Yup Frogger, provided we don’t talk ourselves into the mother of all recessions, there are a couple of things working in Ford’s, Holden’s and Toyota’s favour at the moment - a flat Oz dollar and a sky-high yen among them.

With more interest rate cuts in prospect, we can expect more falls in the AUD ahead. Competitively, one of our looming problems is Thailand, with a rapidly growing vehicle manufacturing sector and a free trade agreement in place with Australia. Aside from all the utes Thailand makes, Toyota has been ramping up Camry production there.

But, depending upon how you read the pendulum at the moment, don’t be surprised to see Australian car buyers shifting back to ‘established’ brands and models in the year ahead.

The Insider

I don’t know about buyers returning to established and well known brands. Maybe, maybe not. It takes one heck of a shock to jump buying habits out of well worn grooves. Remember the V8? Finding the beloved family ’six’ has plunged in value faster than the Aussie dollar and costs an arm and leg to refuel MAY produce some unpredictable outcomes.
Here are some indicators: Bicycle sales are rising rapidly, electic bikes & scooters are here, two car families in one or no job circumstances mean unloading and losing big time, baby boomer nest eggs have been wiped out- no more buying the big SUV for the retirement trip, despite oil being the cheapest in years petrol prices edge upwards and upwards.
I haven’t listed all of the ones I’ve noticed but there are lots of signs things may well change for good (or bad if you are a car dealer).
The age of the blind cashed up consumer being served up throw away metal, fuel sucking clangers is cactus. Whats interesting will be what comes next. A hydrogen utopia is a long way off. Perhaps you could give us a your thoughts on stepping stone technologies we will see.

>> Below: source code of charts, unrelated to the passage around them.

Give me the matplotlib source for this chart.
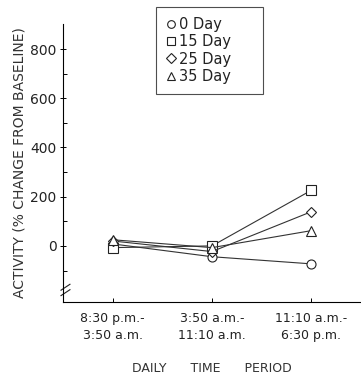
import matplotlib
matplotlib.use("Agg")
from matplotlib import pyplot as plt

periods = ["8:30 p.m.-\n3:50 a.m.", "3:50 a.m.-\n11:10 a.m.", "11:10 a.m.-\n6:30 p.m."]
day_0 = [8, -44, -73]
day_15 = [-7, 0, 226]
day_25 = [20, -23, 139]
day_35 = [25, -7, 62]

series = [("0 Day", day_0, "o"), ("15 Day", day_15, "s"),
          ("25 Day", day_25, "D"), ("35 Day", day_35, "^")]

plt.rcParams['font.family'] = ['DejaVu Sans']
fig = plt.figure(figsize=(3.61, 3.74), dpi=100)
ax = fig.add_axes([0.1745, 0.1925, 0.8255, 0.7435])

x = list(range(len(periods)))
for label, vals, m in series:
    ms = 5.5 if m == "D" else 6.5
    ax.plot(x, vals, marker=m, color="#333333", lw=0.8, ms=ms,
            mfc="white", mec="#222222", mew=0.8, label=label)

ax.set_xlim(-0.5, 2.5)
ax.set_ylim(-228, 902)
ax.set_yticks([0, 200, 400, 600, 800])
ax.set_yticks([-100, 100, 300, 500, 700], minor=True)
ax.set_xticks(x)
ax.set_xticklabels(periods, fontsize=9, linespacing=1.45, color="#222222")
ax.tick_params(axis="y", labelsize=10, direction="inout", length=5, width=0.7, pad=2,
               labelcolor="#222222")
ax.tick_params(axis="y", which="minor", direction="in", length=3, width=0.7)
ax.tick_params(axis="x", direction="in", length=3, width=0.7, pad=7)
for s in ["top", "right"]:
    ax.spines[s].set_visible(False)
for s in ["left", "bottom"]:
    ax.spines[s].set_linewidth(0.8)

# axis break marks
for yb in [-168, -190]:
    ax.plot([-0.52, -0.43], [yb - 12, yb + 12], color="#222222", lw=0.8,
            transform=ax.transData, clip_on=False)

ax.set_ylabel("ACTIVITY (% CHANGE FROM BASELINE)", fontsize=10, labelpad=3, color="#333333")
ax.set_xlabel("DAILY      TIME      PERIOD", fontsize=9, labelpad=14, color="#333333")

x0, x1, y0, y1 = 156 / 361, 263 / 361, 1 - 93 / 374, 1 - 7 / 374
leg = fig.legend(loc="upper left", bbox_to_anchor=(x0, y0, x1 - x0, y1 - y0), mode="expand",
                 fontsize=10.5, frameon=True, fancybox=False, edgecolor="#222222",
                 handlelength=0.6, handletextpad=0.3, borderpad=0.7, labelspacing=0.15,
                 borderaxespad=0, markerscale=0.85)
leg.get_frame().set_linewidth(0.8)
for h in leg.legend_handles:
    h.set_linestyle("None")
for t in leg.get_texts():
    t.set_color("#222222")

fig.savefig("out.png", dpi=100)
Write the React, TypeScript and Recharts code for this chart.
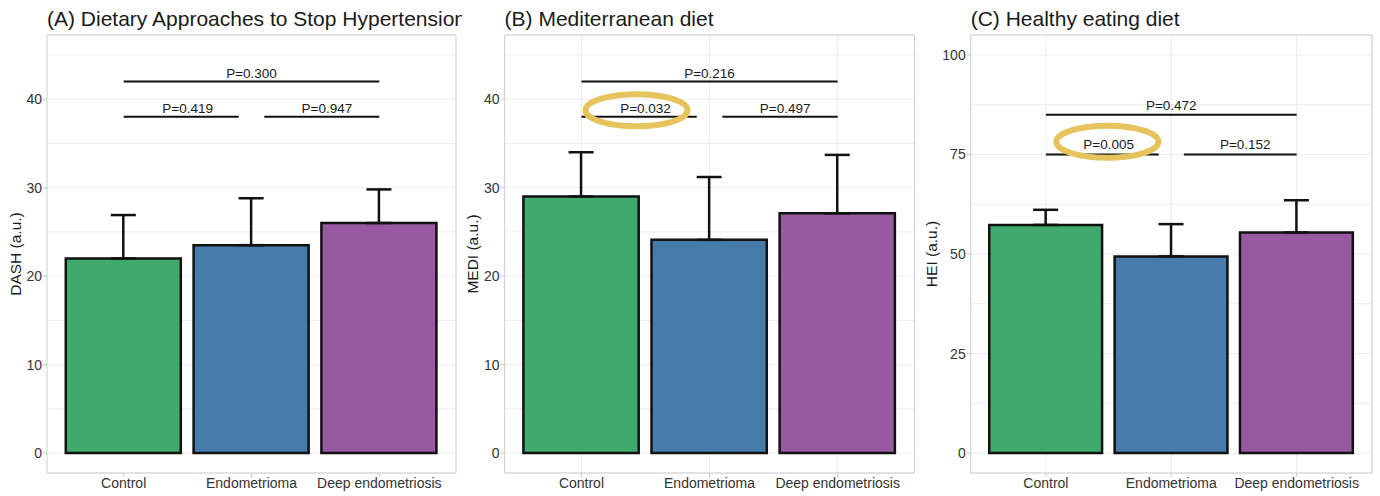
import React from "react";
import {
  BarChart,
  Bar,
  Cell,
  XAxis,
  YAxis,
  CartesianGrid,
  ErrorBar,
  ReferenceLine,
  ReferenceDot,
  ReferenceArea,
} from "recharts";

const FONT = "'Liberation Sans', Arial, sans-serif";

const categories = ["Control", "Endometrioma", "Deep endometriosis"];
const COLORS = ["#3FAA6B", "#467BAA", "#9759A0"];

// means and upper SD
const dashMean = [22.0, 23.5, 26.0];
const dashSd = [4.9, 5.3, 3.8];
const mediMean = [29.0, 24.1, 27.1];
const mediSd = [5.0, 7.1, 6.6];
const heiMean = [57.3, 49.4, 55.4];
const heiSd = [3.8, 8.1, 8.1];

const tenTicks = [0, 10, 20, 30, 40];
const tenGrid = [0, 5, 10, 15, 20, 25, 30, 35, 40, 45];
const heiTicks = [0, 25, 50, 75, 100];
const heiGrid = [0, 12.5, 25, 37.5, 50, 62.5, 75, 87.5, 100];

const dashP = [
  { x1: 1, x2: 3, y: 42, label: "P=0.300", lx: 2, ly: 42.4 },
  { x1: 1, x2: 1.9, y: 38, label: "P=0.419", lx: 1.5, ly: 38.4 },
  { x1: 2.1, x2: 3, y: 38, label: "P=0.947", lx: 2.59, ly: 38.4 },
];
const mediP = [
  { x1: 1, x2: 3, y: 42, label: "P=0.216", lx: 2, ly: 42.4 },
  { x1: 1, x2: 1.9, y: 38, label: "P=0.032", lx: 1.5, ly: 38.4 },
  { x1: 2.1, x2: 3, y: 38, label: "P=0.497", lx: 2.59, ly: 38.4 },
];
const heiP = [
  { x1: 1, x2: 3, y: 85, label: "P=0.472", lx: 2, ly: 86.2 },
  { x1: 1, x2: 1.9, y: 75, label: "P=0.005", lx: 1.5, ly: 76.3 },
  { x1: 2.1, x2: 3, y: 75, label: "P=0.152", lx: 2.59, ly: 76.3 },
];

// highlighted (significant) labels
const mediMark = { x: 1.43, y: 38.75 };
const heiMark = { x: 1.49, y: 78.2 };

type Bracket = { x1: number; x2: number; y: number; label: string; lx: number; ly: number };

function Panel(props: {
  left: number;
  width: number;
  title: string;
  yLabel: string;
  yLabelX: number;
  means: number[];
  sds: number[];
  domain: [number, number];
  ticks: number[];
  grid: number[];
  vgrid: boolean;
  brackets: Bracket[];
  mark?: { x: number; y: number };
  ml: number;
  mr: number;
  yw: number;
}) {
  const { left, width, ml, mr, yw, domain } = props;
  const height = 496;
  const data = categories.map((name, i) => ({
    pos: i + 1,
    name,
    mean: props.means[i],
    err: [0, props.sds[i]],
  }));
  const plotW = width - ml - mr - yw;
  const barSize = (plotW / 3.2) * 0.9;
  const plotLeft = ml + yw;

  return (
    <div
      style={{
        position: "absolute",
        left,
        top: 0,
        width,
        height,
        overflow: "hidden",
      }}
    >
      <div
        style={{
          position: "absolute",
          left: plotLeft,
          top: 8,
          fontSize: 21,
          lineHeight: "21px",
          whiteSpace: "nowrap",
          color: "#1a1a1a",
          fontFamily: FONT,
        }}
      >
        {props.title}
      </div>
      <BarChart
        width={width}
        height={height}
        data={data}
        margin={{ top: 35, right: mr, left: ml, bottom: 3 }}
        style={{ fontFamily: FONT }}
      >
        <CartesianGrid
          yAxisId="grid"
          stroke="#ececec"
          strokeWidth={1}
          vertical={props.vgrid}
        />
        <XAxis
          dataKey="pos"
          type="number"
          domain={[0.4, 3.6]}
          ticks={[1, 2, 3]}
          interval={0}
          allowDataOverflow
          tickFormatter={(v: number) => categories[v - 1]}
          axisLine={false}
          tickLine={{ stroke: "#c8c8c8" }}
          tickSize={4}
          tickMargin={1}
          height={20}
          tick={{ fontSize: 14, fill: "#333" }}
        />
        <YAxis
          yAxisId="grid"
          hide
          type="number"
          domain={domain}
          ticks={props.grid}
          interval={0}
          allowDataOverflow
        />
        <YAxis
          type="number"
          domain={domain}
          ticks={props.ticks}
          interval={0}
          allowDataOverflow
          width={yw}
          axisLine={false}
          tickLine={{ stroke: "#c8c8c8" }}
          tickSize={4}
          tickMargin={1}
          tick={{ fontSize: 14, fill: "#333" }}
          label={{
            content: (p: any) => {
              const vb = p.viewBox || {};
              const cy = (vb.y || 35) + (vb.height || 438) / 2;
              const cx = props.yLabelX;
              return (
                <text
                  x={cx}
                  y={cy}
                  transform={`rotate(-90 ${cx} ${cy})`}
                  textAnchor="middle"
                  dy="0.35em"
                  fontSize={15.5}
                  fill="#1a1a1a"
                >
                  {props.yLabel}
                </text>
              );
            },
          }}
        />
        <ReferenceArea
          x1={0.4}
          x2={3.6}
          y1={domain[0]}
          y2={domain[1]}
          fill="none"
          stroke="#cfcfcf"
          strokeWidth={1}
          ifOverflow="visible"
        />
        <Bar
          dataKey="mean"
          barSize={barSize}
          stroke="#111"
          strokeWidth={2.5}
          isAnimationActive={false}
        >
          {data.map((d, i) => (
            <Cell key={d.name} fill={COLORS[i]} />
          ))}
          <ErrorBar
            dataKey="err"
            width={12.5}
            stroke="#111"
            strokeWidth={2.5}
            direction="y"
            isAnimationActive={false}
          />
        </Bar>
        {props.brackets.map((b) => (
          <ReferenceLine
            key={"b" + b.label}
            segment={[
              { x: b.x1, y: b.y },
              { x: b.x2, y: b.y },
            ]}
            stroke="#111"
            strokeWidth={2}
          />
        ))}
        {props.brackets.map((b) => (
          <ReferenceDot
            key={"t" + b.label}
            x={b.lx}
            y={b.ly}
            r={0}
            fill="none"
            stroke="none"
            label={{
              value: b.label,
              position: "top",
              offset: 0,
              fontSize: 13.5,
              fill: "#1a1a1a",
            }}
          />
        ))}
        {props.mark && (
          <ReferenceDot
            x={props.mark.x}
            y={props.mark.y}
            r={1}
            shape={(p: any) => (
              <ellipse
                cx={p.cx}
                cy={p.cy}
                rx={51}
                ry={16}
                fill="none"
                stroke="#E6C35C"
                strokeWidth={6}
              />
            )}
          />
        )}
      </BarChart>
    </div>
  );
}

export default function App() {
  return (
    <div
      style={{
        position: "absolute",
        left: 0,
        top: 0,
        width: 1380,
        height: 496,
        background: "#fff",
        fontFamily: FONT,
      }}
    >
      <Panel
        left={0}
        width={462}
        title="(A) Dietary Approaches to Stop Hypertension"
        yLabel="DASH (a.u.)"
        yLabelX={15.5}
        means={dashMean}
        sds={dashSd}
        domain={[-2.25, 47.25]}
        ticks={tenTicks}
        grid={tenGrid}
        vgrid={false}
        brackets={dashP}
        ml={17}
        mr={6}
        yw={30}
      />
      <Panel
        left={462}
        width={462}
        title="(B) Mediterranean diet"
        yLabel="MEDI (a.u.)"
        yLabelX={11}
        means={mediMean}
        sds={mediSd}
        domain={[-2.25, 47.25]}
        ticks={tenTicks}
        grid={tenGrid}
        vgrid={true}
        brackets={mediP}
        mark={mediMark}
        ml={12.6}
        mr={9.5}
        yw={30}
      />
      <Panel
        left={924}
        width={456}
        title="(C) Healthy eating diet"
        yLabel="HEI (a.u.)"
        yLabelX={7.5}
        means={heiMean}
        sds={heiSd}
        domain={[-5, 105]}
        ticks={heiTicks}
        grid={heiGrid}
        vgrid={true}
        brackets={heiP}
        mark={heiMark}
        ml={11.7}
        mr={8.1}
        yw={35}
      />
    </div>
  );
}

Yup Jasper, good comments. It will really be a matter of ‘wait and see’ on where the model mix in the carpark is heading.

My observation is that despite the cycles and the movement in the pendulum on buying habits, things never go all the way back to where they were (and I think that’s part of your point).

In the first oil-shock of the seventies, sales of big cars and V8s all-but dried up overnight. Soon after that was when Holden put the Starfire four cylinder into a Commodore. (It was a deeply craptacular car.)

But when petrol prices settled again and people came back in numbers to full-size cars, they never came all the way back… and thus began the trend to mid-sized cars captured then by the very successful Sigma (and later lost with the Magna).

The trend to scooters, bikes and motorcycles is definitely on, especially in the cities. Sales are bolting… I’d need to check, but I think they were up by over 20 percent last year, and even more the year before.

What happens with hybrids and hydrogen is anyone’s guess. But I was talking to Holden design chief Richard Ferlazzo last year and he expressed the view that hybrids were likely to be a “transitional technology”… ie. as you mentioned, a stepping stone technology to something else.

Interesting and challenging times ahead. The global glut in car production we’ve seen over the past five years (we’re talking tens of millions of unsold cars), has now come home to roost. We’ll see a few brands disappear this year. Companies will try to shore-up their core products and let the lesser, poorer performing brands go.